To move forward, society needs to distinguish more clearly between people saying things with which others disagree, and those who make threats or advocate and incite violence. Blanc falls into the latter camp, and it is right that he should have been refused entry to Britain. Clarkson, on the other hand, is merely the price people have to pay for living in a democracy. A democracy that is bizarrely enthralled by middle-aged men shouting “POWER” as they drive round corners.
His defenders, of course, raise the specter of free speech: equating the right to speak without fear of state retribution with the right to speak without fear of being kicked off the state broadcaster.
In fact, the battle over free speech has become a culture war all of its own. If today’s tech giants can be said to have an ideology, it is the promotion of unfettered free speech. Social media companies trumpet how pro-democracy protesters use their networks to oppose repressive governments. Celebrities are warned of the “Streisand effect” of trying to suppress unflattering information about them, and creating more publicity in the process. Twitter’s former general counsel once described the company as “the free-speech wing of the free-speech party.”

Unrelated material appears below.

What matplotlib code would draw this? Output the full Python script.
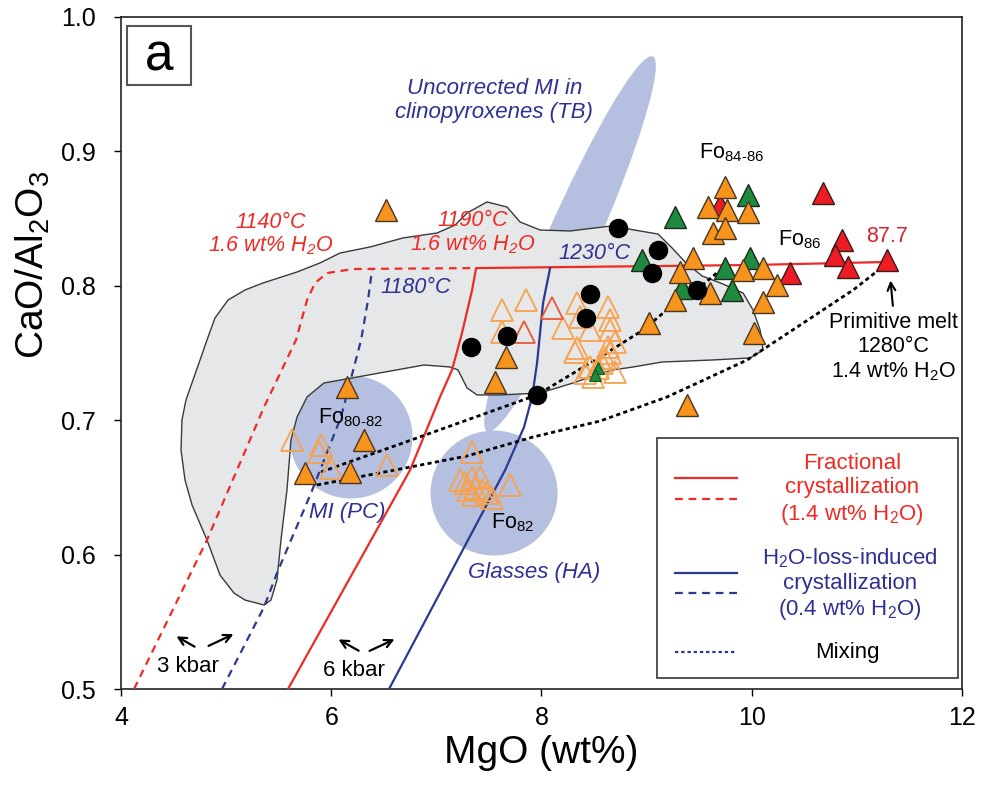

However, amid this orgy of self-congratulation, there is one rarely mentioned fact: one person’s free speech can come at the cost of another’s. This is the kernel at the heart of so many harassment cases: the stalker would insist, with an air of honest bafflement, that they are simply exercising their right to free speech. Unfortunately, they are doing it by shouting through the letterbox of their victim, who is now too afraid to leave their house.

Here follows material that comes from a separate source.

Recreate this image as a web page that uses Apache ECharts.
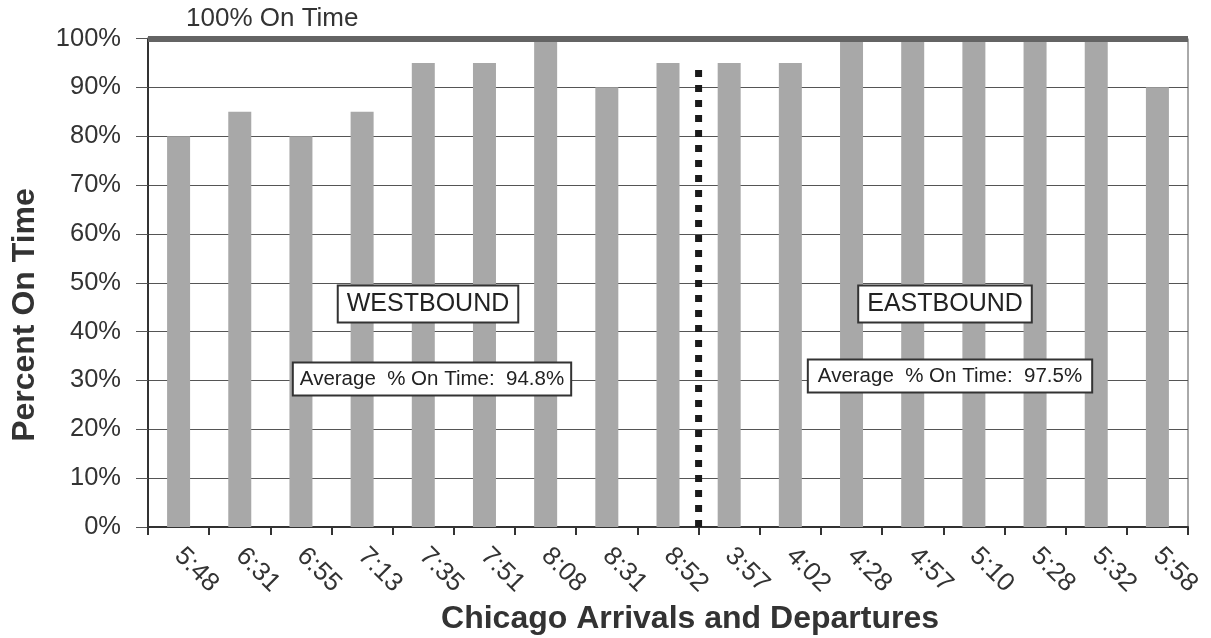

There is no neutral position here. In trolling cases, for example, by protecting the abuser, the abused are being discouraged from entering public debates. The effect of this is profoundly conservative, because the cost of speaking out becomes higher for women — who receive a disproportionate amount of the most serious abuse, according to research by the Pew Institute and others — and other visible minorities.
This aspect of the free speech debate is often ignored. Consider the backlash to Twitter linking up with a voluntary organization Women, Action and The Media (WAM), which plans to investigate and track sexist abuse on the social network. WAM’s power is extremely limited: it in effect has a hotline to Twitter, to escalate complaints that it has verified; it also plans to compile statistics on how well the service is handling them. The power to suspend and ban users still rests with Twitter.
This was not enough to stop influential US blogger Andrew Sullivan choking on his morning latte.
“Is it simply that WAM believes that women cannot possibly handle the rough-and-tumble of uninhibited online speech?” he said. “I suspect the culture wars online just got a little more frayed, because Twitter has empowered leftist feminists to have a censorship field day.”
It has not, of course. Twitter has empowered feminists to monitor whether its own harassment policies are enforced — and to see whether the “uninhibited online speech” of one group is preventing the uninhibited online speech of another. However, this is the essence of a culture war skirmish: the two opposing positions must be irreconcilable, and if one side triumphs, the fight merely moves on to new terrain.
No one can win the culture wars, and the massacres are set to continue.